Правда, трем счастливицам это всё-таки удалось. Браки были недолгими, полными театральных страстей (ревность, рыдания, битая посуда), а последний и вовсе оказался трагичным: маленькая сучка Аннет взорвала благонравный городок тонким, аккуратным надрезом на бледном запястье. Ферд от ужаса чуть не умер, и, дождавшись полного выздоровления неблагодарной суицидницы, скоренько с ней развелся, на целых полгода погрузившись в глухой целибат. Он осунулся, подурнел, жаловался Джону на головную боль и импотенцию («Даже подрочить не тянет, представляешь?»), вяло ел, плохо спал. Одним словом, угасал на глазах, и только личная драма самого Джона вывела его из мрачного ступора.
Ферд оживился и накинулся на Джона с яростными упреками:
— Почему ты меня не слушал?! Сколько раз я намекал тебе, что эта жаба ищет тину погуще?
— Она не жаба. Она красивая женщина…
— … сиганувшая в чужую постель. Жаба. Самая настоящая прыгучая жаба. Чтоб ей захлебнуться.
Ферд оказался не только хорошим другом, но и здравомыслящим человеком. Именно он помог Джону пережить позорный матримониальный провал, вмиг позабыв собственные страдания и настойчиво вытаскивая его из омута безнадеги.
— Хватай свой член в охапку и беги из этой дыры, — сказал он в конечном итоге.
Джон кисло взглянул.
— А ты? Как ты тут без меня?
— Охренел? Неужели тебя в самом деле это волнует?
— Конечно. А как же иначе?
Ферд растроганно стиснул его понурые плечи.

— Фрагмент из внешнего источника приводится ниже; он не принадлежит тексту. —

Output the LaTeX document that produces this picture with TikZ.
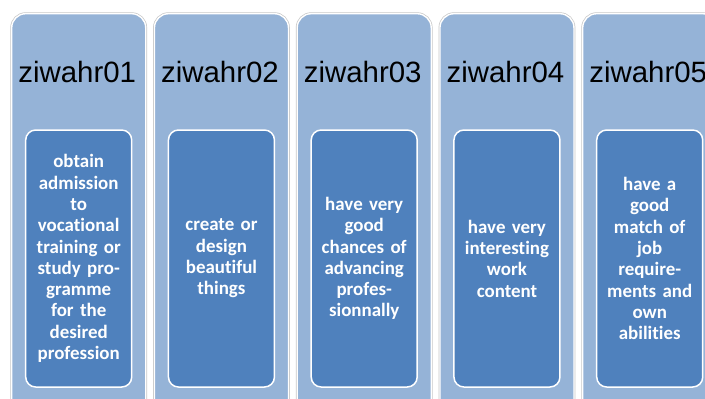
\documentclass[tikz,border=0pt]{standalone}
\usepackage{fontspec}
\setmainfont{Liberation Sans}
\newfontfamily\carlito{Carlito}[Ligatures=NoCommon]
\usepackage{tikz}
\usetikzlibrary{positioning}

\definecolor{paleblue}{HTML}{95B3D7}
\definecolor{itemblue}{HTML}{4F81BD}

\begin{document}
\begin{tikzpicture}[
    x=1bp, y=-1bp,
    node distance=7.35bp,
    column/.style={rectangle, rounded corners=14bp, fill=paleblue, draw=white, line width=1.4bp,
      preaction={draw=black!22, line width=2.8bp}, minimum width=134bp, minimum height=430bp,
      inner sep=0pt, anchor=north west},
    title/.style={font=\fontsize{29.5}{32}\selectfont, inner sep=0pt, anchor=base},
    item/.style={rectangle, rounded corners=10bp, fill=itemblue, draw=white, line width=1.5bp,
      minimum width=106bp, minimum height=257bp, text width=104bp, align=center, text=white,
      font=\carlito\bfseries\fontsize{19}{21.4}\selectfont, inner sep=0pt},
  ]
    \useasboundingbox (0,0) rectangle (705,398);
    \clip (0,0) rectangle (705,398);

    \node[column] (col1) at (11,13) {};
    \node[column, right=of col1] (col2) {};
    \node[column, right=of col2] (col3) {};
    \node[column, right=of col3] (col4) {};
    \node[column, right=of col4] (col5) {};

    \node[title] (head1) at ([xshift=-1.5bp, yshift=-69bp]col1.north) {ziwahr01};
    \node[title] (head2) at ([xshift=-1.5bp, yshift=-69bp]col2.north) {ziwahr02};
    \node[title] (head3) at ([xshift=-1.5bp, yshift=-69bp]col3.north) {ziwahr03};
    \node[title] (head4) at ([xshift=-1.5bp, yshift=-69bp]col4.north) {ziwahr04};
    \node[title] (head5) at ([xshift=-1.5bp, yshift=-69bp]col5.north) {ziwahr05};

    \node[item] (goal1) at ([yshift=-245.5bp]col1.north) {obtain\\admission\\to\\vocational\\training or\\study pro-\\gramme\\for the\\desired\\profession};
    \node[item] (goal2) at ([yshift=-245.5bp]col2.north) {create or\\design\\beautiful\\things};
    \node[item] (goal3) at ([yshift=-245.5bp]col3.north) {have very\\good\\chances of\\advancing\\profes-\\sionnally};
    \node[item] (goal4) at ([yshift=-245.5bp]col4.north) {have very\\interesting\\work\\content};
    \node[item] (goal5) at ([yshift=-245.5bp]col5.north) {have a\\good\\match of\\job\\require-\\ments and\\own\\abilities};
  \end{tikzpicture}
\end{document}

— Спасибо, Джон. Обо мне не думай, я в полном порядке. Себя спасай.
Это было в самом деле очень своевременно и разумно. Дельный совет пришелся как нельзя кстати, и Джон воспользовался им в полной мере: спасся в квартире на Бейкер-стрит…
*
И вот Ферд Коллинз приехал, и это событие явилось для Джона настоящим Подарком Небес.
Выглядел он, как всегда, потрясающе: оправившись от супружеского удара, распрямил мощные крылья и вновь воспарил над миром горделивым, свободным орлом.
— Черт возьми, я и забыл, как зверски ты обаятелен и красив, — выдохнул Джон, увидев его на перроне. Яркого, цветущего, смуглоликого бога в длиннополом плаще и мягкой фетровой шляпе. С ослепительной улыбкой глумливого беса (о, миссис Хадсон, что бы вы на это сказали?) и ямочками на сытых, эластичных щеках.